● **Aim**
Exact reproduction of the data is required, with images excluded.

● **Information shown**

>>>>>

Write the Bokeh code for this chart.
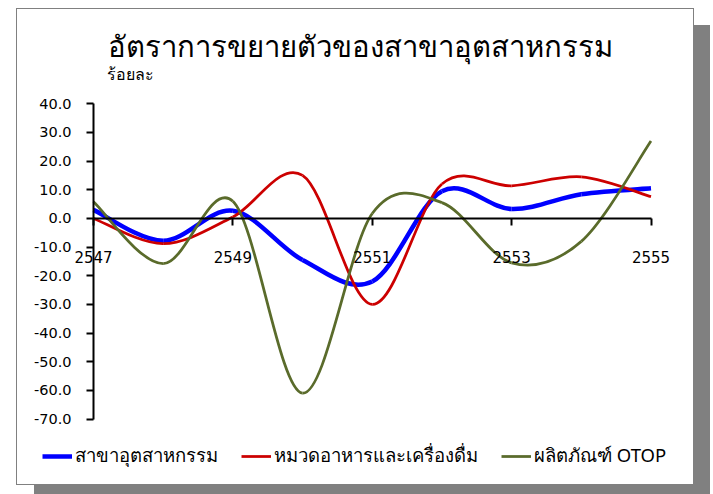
from bokeh.plotting import figure
from bokeh.models import (FixedTicker, PrintfTickFormatter, Label, Legend, LegendItem, Range1d)
from bokeh.embed import file_html
from bokeh.resources import INLINE

# ---- data ----
years = [2547, 2548, 2549, 2550, 2551, 2552, 2553, 2554, 2555]
industry = [3.0, -7.8, 2.7, -14.5, -22.0, 9.5, 3.3, 8.4, 10.5]
food_bev = [0.0, -8.8, 0.5, 15.0, -30.0, 12.0, 11.4, 14.5, 7.6]
otop = [5.8, -15.8, 6.0, -61.0, 1.7, 5.5, -15.5, -8.0, 27.0]
series_names = ["สาขาอุตสาหกรรม", "หมวดอาหารและเครื่องดื่ม", "ผลิตภัณฑ์ OTOP"]
x_ticks = [2547, 2549, 2551, 2553, 2555]
y_ticks = [-70, -60, -50, -40, -30, -20, -10, 0, 10, 20, 30, 40]
title_text = "อัตราการขยายตัวของสาขาอุตสาหกรรม"
unit_text = "ร้อยละ"

colors = ["#0000FF", "#CC0000", "#5A6B2B"]
widths = [4.5, 2.75, 2.75]
FONT = "Noto Sans"

# ---- layout (pixels inside the figure) ----
W, H = 676, 475
AX_LEFT, AX_RIGHT = 76.0, 633.5     # x pixel of first / last year
AX_TOP, AX_BOTTOM = 94.3, 409.5     # y pixel (from top) of y max / y min
x_lo, x_hi = years[0], years[-1]
y_lo, y_hi = y_ticks[0], y_ticks[-1]
xs_per_px = (x_hi - x_lo) / (AX_RIGHT - AX_LEFT)
ys_per_px = (y_hi - y_lo) / (AX_BOTTOM - AX_TOP)
x_range = Range1d(x_lo - AX_LEFT * xs_per_px, x_hi + (W - AX_RIGHT) * xs_per_px)
y_range = Range1d(y_lo - (H - AX_BOTTOM) * ys_per_px, y_hi + AX_TOP * ys_per_px)


def smooth_segments(xs, ys):
    """Bezier control points (Catmull-Rom style, like spreadsheet smoothing)."""
    n = len(xs)
    out = dict(x0=[], y0=[], x1=[], y1=[], cx0=[], cy0=[], cx1=[], cy1=[])
    for i in range(n - 1):
        xp, yp = (xs[i - 1], ys[i - 1]) if i > 0 else (xs[i], ys[i])
        xn, yn = (xs[i + 2], ys[i + 2]) if i + 2 < n else (xs[i + 1], ys[i + 1])
        out["x0"].append(xs[i]); out["y0"].append(ys[i])
        out["x1"].append(xs[i + 1]); out["y1"].append(ys[i + 1])
        out["cx0"].append(xs[i] + (xs[i + 1] - xp) / 6.0)
        out["cy0"].append(ys[i] + (ys[i + 1] - yp) / 6.0)
        out["cx1"].append(xs[i + 1] - (xn - xs[i]) / 6.0)
        out["cy1"].append(ys[i + 1] - (yn - ys[i]) / 6.0)
    return out


p = figure(width=W, height=H, output_backend="svg", toolbar_location=None,
           x_range=x_range, y_range=y_range,
           min_border_left=0, min_border_right=0, min_border_top=0, min_border_bottom=0,
           margin=(9, 0, 0, 17),
           background_fill_color="white", border_fill_color="white",
           styles={"box-shadow": "0 0 0 1px #808080, 17px 16px 0 0 #808080"})
p.outline_line_color = None
p.grid.visible = False

# axes (drawn at fixed positions inside the canvas)
p.yaxis.fixed_location = x_lo
p.yaxis.bounds = (y_lo, y_hi)
p.yaxis.ticker = FixedTicker(ticks=y_ticks)
p.yaxis.formatter = PrintfTickFormatter(format="%.1f")
p.yaxis.axis_line_width = 2
p.yaxis.major_tick_line_width = 2
p.yaxis.major_tick_in = 0
p.yaxis.major_tick_out = 7
p.yaxis.minor_tick_line_color = None
p.yaxis.major_label_text_font = "DejaVu Sans"
p.yaxis.major_label_text_font_size = "14.5px"
p.yaxis.major_label_text_color = "black"
p.yaxis.major_label_standoff = 15

p.xaxis.fixed_location = 0
p.xaxis.bounds = (x_lo, x_hi)
p.xaxis.ticker = FixedTicker(ticks=x_ticks)
p.xaxis.axis_line_width = 2
p.xaxis.major_tick_line_width = 2
p.xaxis.major_tick_in = 0
p.xaxis.major_tick_out = 7
p.xaxis.minor_tick_line_color = None
p.xaxis.major_label_text_font = "DejaVu Sans"
p.xaxis.major_label_text_font_size = "15px"
p.xaxis.major_label_text_color = "black"
p.xaxis.major_label_standoff = 26

renderers = []
for ys, c, w in zip([industry, food_bev, otop], colors, widths):
    seg = smooth_segments(years, ys)
    r = p.bezier(x0=seg["x0"], y0=seg["y0"], x1=seg["x1"], y1=seg["y1"],
                 cx0=seg["cx0"], cy0=seg["cy0"], cx1=seg["cx1"], cy1=seg["cy1"],
                 line_color=c, line_width=w)
    renderers.append(r)

legend = Legend(items=[LegendItem(label=n, renderers=[r]) for n, r in zip(series_names, renderers)],
                orientation="horizontal", location=(25, 14),
                border_line_color=None, background_fill_alpha=0,
                padding=0, margin=0, spacing=23, glyph_width=30, glyph_height=20,
                label_standoff=3, label_text_font=FONT, label_text_font_size="18.5px",
                label_text_color="black")
p.add_layout(legend, "center")

p.add_layout(Label(x=343, y=H - 36, x_units="screen", y_units="screen", text=title_text,
                   text_font=FONT, text_font_size="29.3px", text_align="center",
                   text_baseline="middle", text_color="black"))
p.add_layout(Label(x=89, y=H - 64, x_units="screen", y_units="screen", text=unit_text,
                   text_font=FONT, text_font_size="16px", text_align="left",
                   text_baseline="middle", text_color="black"))

open("out.html", "w").write(file_html(p, INLINE))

<<<<<

● **The answer**
Write the Bokeh code for this chart.
from bokeh.plotting import figure
from bokeh.models import (FixedTicker, PrintfTickFormatter, Label, Legend, LegendItem, Range1d)
from bokeh.embed import file_html
from bokeh.resources import INLINE

# ---- data ----
years = [2547, 2548, 2549, 2550, 2551, 2552, 2553, 2554, 2555]
industry = [3.0, -7.8, 2.7, -14.5, -22.0, 9.5, 3.3, 8.4, 10.5]
food_bev = [0.0, -8.8, 0.5, 15.0, -30.0, 12.0, 11.4, 14.5, 7.6]
otop = [5.8, -15.8, 6.0, -61.0, 1.7, 5.5, -15.5, -8.0, 27.0]
series_names = ["สาขาอุตสาหกรรม", "หมวดอาหารและเครื่องดื่ม", "ผลิตภัณฑ์ OTOP"]
x_ticks = [2547, 2549, 2551, 2553, 2555]
y_ticks = [-70, -60, -50, -40, -30, -20, -10, 0, 10, 20, 30, 40]
title_text = "อัตราการขยายตัวของสาขาอุตสาหกรรม"
unit_text = "ร้อยละ"

colors = ["#0000FF", "#CC0000", "#5A6B2B"]
widths = [4.5, 2.75, 2.75]
FONT = "Noto Sans"

# ---- layout (pixels inside the figure) ----
W, H = 676, 475
AX_LEFT, AX_RIGHT = 76.0, 633.5     # x pixel of first / last year
AX_TOP, AX_BOTTOM = 94.3, 409.5     # y pixel (from top) of y max / y min
x_lo, x_hi = years[0], years[-1]
y_lo, y_hi = y_ticks[0], y_ticks[-1]
xs_per_px = (x_hi - x_lo) / (AX_RIGHT - AX_LEFT)
ys_per_px = (y_hi - y_lo) / (AX_BOTTOM - AX_TOP)
x_range = Range1d(x_lo - AX_LEFT * xs_per_px, x_hi + (W - AX_RIGHT) * xs_per_px)
y_range = Range1d(y_lo - (H - AX_BOTTOM) * ys_per_px, y_hi + AX_TOP * ys_per_px)


def smooth_segments(xs, ys):
    """Bezier control points (Catmull-Rom style, like spreadsheet smoothing)."""
    n = len(xs)
    out = dict(x0=[], y0=[], x1=[], y1=[], cx0=[], cy0=[], cx1=[], cy1=[])
    for i in range(n - 1):
        xp, yp = (xs[i - 1], ys[i - 1]) if i > 0 else (xs[i], ys[i])
        xn, yn = (xs[i + 2], ys[i + 2]) if i + 2 < n else (xs[i + 1], ys[i + 1])
        out["x0"].append(xs[i]); out["y0"].append(ys[i])
        out["x1"].append(xs[i + 1]); out["y1"].append(ys[i + 1])
        out["cx0"].append(xs[i] + (xs[i + 1] - xp) / 6.0)
        out["cy0"].append(ys[i] + (ys[i + 1] - yp) / 6.0)
        out["cx1"].append(xs[i + 1] - (xn - xs[i]) / 6.0)
        out["cy1"].append(ys[i + 1] - (yn - ys[i]) / 6.0)
    return out


p = figure(width=W, height=H, output_backend="svg", toolbar_location=None,
           x_range=x_range, y_range=y_range,
           min_border_left=0, min_border_right=0, min_border_top=0, min_border_bottom=0,
           margin=(9, 0, 0, 17),
           background_fill_color="white", border_fill_color="white",
           styles={"box-shadow": "0 0 0 1px #808080, 17px 16px 0 0 #808080"})
p.outline_line_color = None
p.grid.visible = False

# axes (drawn at fixed positions inside the canvas)
p.yaxis.fixed_location = x_lo
p.yaxis.bounds = (y_lo, y_hi)
p.yaxis.ticker = FixedTicker(ticks=y_ticks)
p.yaxis.formatter = PrintfTickFormatter(format="%.1f")
p.yaxis.axis_line_width = 2
p.yaxis.major_tick_line_width = 2
p.yaxis.major_tick_in = 0
p.yaxis.major_tick_out = 7
p.yaxis.minor_tick_line_color = None
p.yaxis.major_label_text_font = "DejaVu Sans"
p.yaxis.major_label_text_font_size = "14.5px"
p.yaxis.major_label_text_color = "black"
p.yaxis.major_label_standoff = 15

p.xaxis.fixed_location = 0
p.xaxis.bounds = (x_lo, x_hi)
p.xaxis.ticker = FixedTicker(ticks=x_ticks)
p.xaxis.axis_line_width = 2
p.xaxis.major_tick_line_width = 2
p.xaxis.major_tick_in = 0
p.xaxis.major_tick_out = 7
p.xaxis.minor_tick_line_color = None
p.xaxis.major_label_text_font = "DejaVu Sans"
p.xaxis.major_label_text_font_size = "15px"
p.xaxis.major_label_text_color = "black"
p.xaxis.major_label_standoff = 26

renderers = []
for ys, c, w in zip([industry, food_bev, otop], colors, widths):
    seg = smooth_segments(years, ys)
    r = p.bezier(x0=seg["x0"], y0=seg["y0"], x1=seg["x1"], y1=seg["y1"],
                 cx0=seg["cx0"], cy0=seg["cy0"], cx1=seg["cx1"], cy1=seg["cy1"],
                 line_color=c, line_width=w)
    renderers.append(r)

legend = Legend(items=[LegendItem(label=n, renderers=[r]) for n, r in zip(series_names, renderers)],
                orientation="horizontal", location=(25, 14),
                border_line_color=None, background_fill_alpha=0,
                padding=0, margin=0, spacing=23, glyph_width=30, glyph_height=20,
                label_standoff=3, label_text_font=FONT, label_text_font_size="18.5px",
                label_text_color="black")
p.add_layout(legend, "center")

p.add_layout(Label(x=343, y=H - 36, x_units="screen", y_units="screen", text=title_text,
                   text_font=FONT, text_font_size="29.3px", text_align="center",
                   text_baseline="middle", text_color="black"))
p.add_layout(Label(x=89, y=H - 64, x_units="screen", y_units="screen", text=unit_text,
                   text_font=FONT, text_font_size="16px", text_align="left",
                   text_baseline="middle", text_color="black"))

open("out.html", "w").write(file_html(p, INLINE))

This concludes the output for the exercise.